### Material provided:
<<<<
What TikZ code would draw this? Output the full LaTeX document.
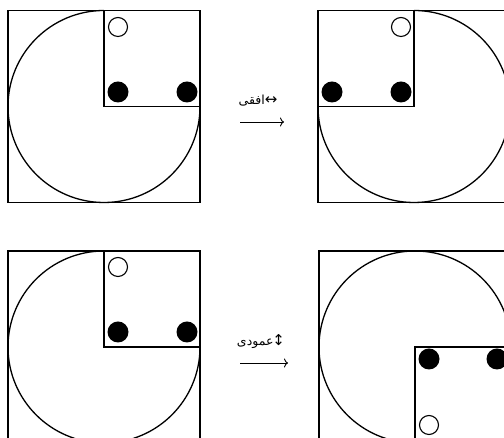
\documentclass[tikz,border=0pt]{standalone}
\usepackage{fontspec}
\usetikzlibrary{arrows.meta}
\newfontfamily\arabicfont[Script=Arabic]{DejaVu Sans}
\newfontfamily\symbfont{DejaVu Sans}
\TeXXeTstate=1
\begin{document}
\begin{tikzpicture}[x=1pt,y=1pt,line width=1.3pt,
  outline/.style={draw=black,line width=1.3pt},
  hole/.style={draw=black,fill=white,line width=1.1pt},
  dot/.style={fill=black,draw=none},
  maparrow/.style={-{To[length=4pt,width=9pt]},line width=0.9pt},
  lab/.style={inner sep=0pt,font=\fontsize{12.5}{14}\selectfont}]
\useasboundingbox (0,0) rectangle (504,438);
\begin{scope}
\clip (0,0) rectangle (504,438);
% top-left
\draw[outline] (8,235.5) rectangle (200,427.5);
\draw[outline] (104,331.5) rectangle (200,427.5);
\draw[outline] (104,427.5) arc[start angle=90,end angle=360,radius=96];
\draw[hole] (118,411) circle (9.5);
\fill[dot] (118,346) circle (10.5);
\fill[dot] (187,346) circle (10.5);
% top-right
\draw[outline] (318,235.5) rectangle (510,427.5);
\draw[outline] (318,331.5) rectangle (414,427.5);
\draw[outline] (414,427.5) arc[start angle=90,end angle=-180,radius=96];
\draw[hole] (401,411) circle (9.5);
\fill[dot] (332,346) circle (10.5);
\fill[dot] (401,346) circle (10.5);
% bottom-left
\draw[outline] (8,-5) rectangle (200,187);
\draw[outline] (104,91) rectangle (200,187);
\draw[outline] (104,187) arc[start angle=90,end angle=360,radius=96];
\draw[hole] (118,171) circle (9.5);
\fill[dot] (118,106) circle (10.5);
\fill[dot] (187,106) circle (10.5);
% bottom-right
\draw[outline] (319,-5) rectangle (511,187);
\draw[outline] (415,-5) rectangle (511,91);
\draw[outline] (511,91) arc[start angle=0,end angle=270,radius=96];
\draw[hole] (429,13) circle (9.5);
\fill[dot] (429,79) circle (10.5);
\fill[dot] (497,79) circle (10.5);
\end{scope}
% arrows and labels
\coordinate (a1s) at (240,316);
\coordinate (a1e) at (284,316);
\coordinate (a2s) at (240,75);
\coordinate (a2e) at (288,75);
\draw[maparrow] (a1s) -- (a1e);
\draw[maparrow] (a2s) -- (a2e);
\node[lab] (l1) at (258,337) {\arabicfont\beginR افقی\endR{}\symbfont\fontsize{15}{16}\selectfont ↔};
\node[lab] (l2) at (261,96) {\arabicfont\beginR عمودی\endR{}\symbfont\fontsize{15}{16}\selectfont\kern-1pt ↕};
\end{tikzpicture}
\end{document}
>>>>
### What the task asks:
Print out the whole of the material word for word, without pictures.

### Completed exercise:
What TikZ code would draw this? Output the full LaTeX document.
\documentclass[tikz,border=0pt]{standalone}
\usepackage{fontspec}
\usetikzlibrary{arrows.meta}
\newfontfamily\arabicfont[Script=Arabic]{DejaVu Sans}
\newfontfamily\symbfont{DejaVu Sans}
\TeXXeTstate=1
\begin{document}
\begin{tikzpicture}[x=1pt,y=1pt,line width=1.3pt,
  outline/.style={draw=black,line width=1.3pt},
  hole/.style={draw=black,fill=white,line width=1.1pt},
  dot/.style={fill=black,draw=none},
  maparrow/.style={-{To[length=4pt,width=9pt]},line width=0.9pt},
  lab/.style={inner sep=0pt,font=\fontsize{12.5}{14}\selectfont}]
\useasboundingbox (0,0) rectangle (504,438);
\begin{scope}
\clip (0,0) rectangle (504,438);
% top-left
\draw[outline] (8,235.5) rectangle (200,427.5);
\draw[outline] (104,331.5) rectangle (200,427.5);
\draw[outline] (104,427.5) arc[start angle=90,end angle=360,radius=96];
\draw[hole] (118,411) circle (9.5);
\fill[dot] (118,346) circle (10.5);
\fill[dot] (187,346) circle (10.5);
% top-right
\draw[outline] (318,235.5) rectangle (510,427.5);
\draw[outline] (318,331.5) rectangle (414,427.5);
\draw[outline] (414,427.5) arc[start angle=90,end angle=-180,radius=96];
\draw[hole] (401,411) circle (9.5);
\fill[dot] (332,346) circle (10.5);
\fill[dot] (401,346) circle (10.5);
% bottom-left
\draw[outline] (8,-5) rectangle (200,187);
\draw[outline] (104,91) rectangle (200,187);
\draw[outline] (104,187) arc[start angle=90,end angle=360,radius=96];
\draw[hole] (118,171) circle (9.5);
\fill[dot] (118,106) circle (10.5);
\fill[dot] (187,106) circle (10.5);
% bottom-right
\draw[outline] (319,-5) rectangle (511,187);
\draw[outline] (415,-5) rectangle (511,91);
\draw[outline] (511,91) arc[start angle=0,end angle=270,radius=96];
\draw[hole] (429,13) circle (9.5);
\fill[dot] (429,79) circle (10.5);
\fill[dot] (497,79) circle (10.5);
\end{scope}
% arrows and labels
\coordinate (a1s) at (240,316);
\coordinate (a1e) at (284,316);
\coordinate (a2s) at (240,75);
\coordinate (a2e) at (288,75);
\draw[maparrow] (a1s) -- (a1e);
\draw[maparrow] (a2s) -- (a2e);
\node[lab] (l1) at (258,337) {\arabicfont\beginR افقی\endR{}\symbfont\fontsize{15}{16}\selectfont ↔};
\node[lab] (l2) at (261,96) {\arabicfont\beginR عمودی\endR{}\symbfont\fontsize{15}{16}\selectfont\kern-1pt ↕};
\end{tikzpicture}
\end{document}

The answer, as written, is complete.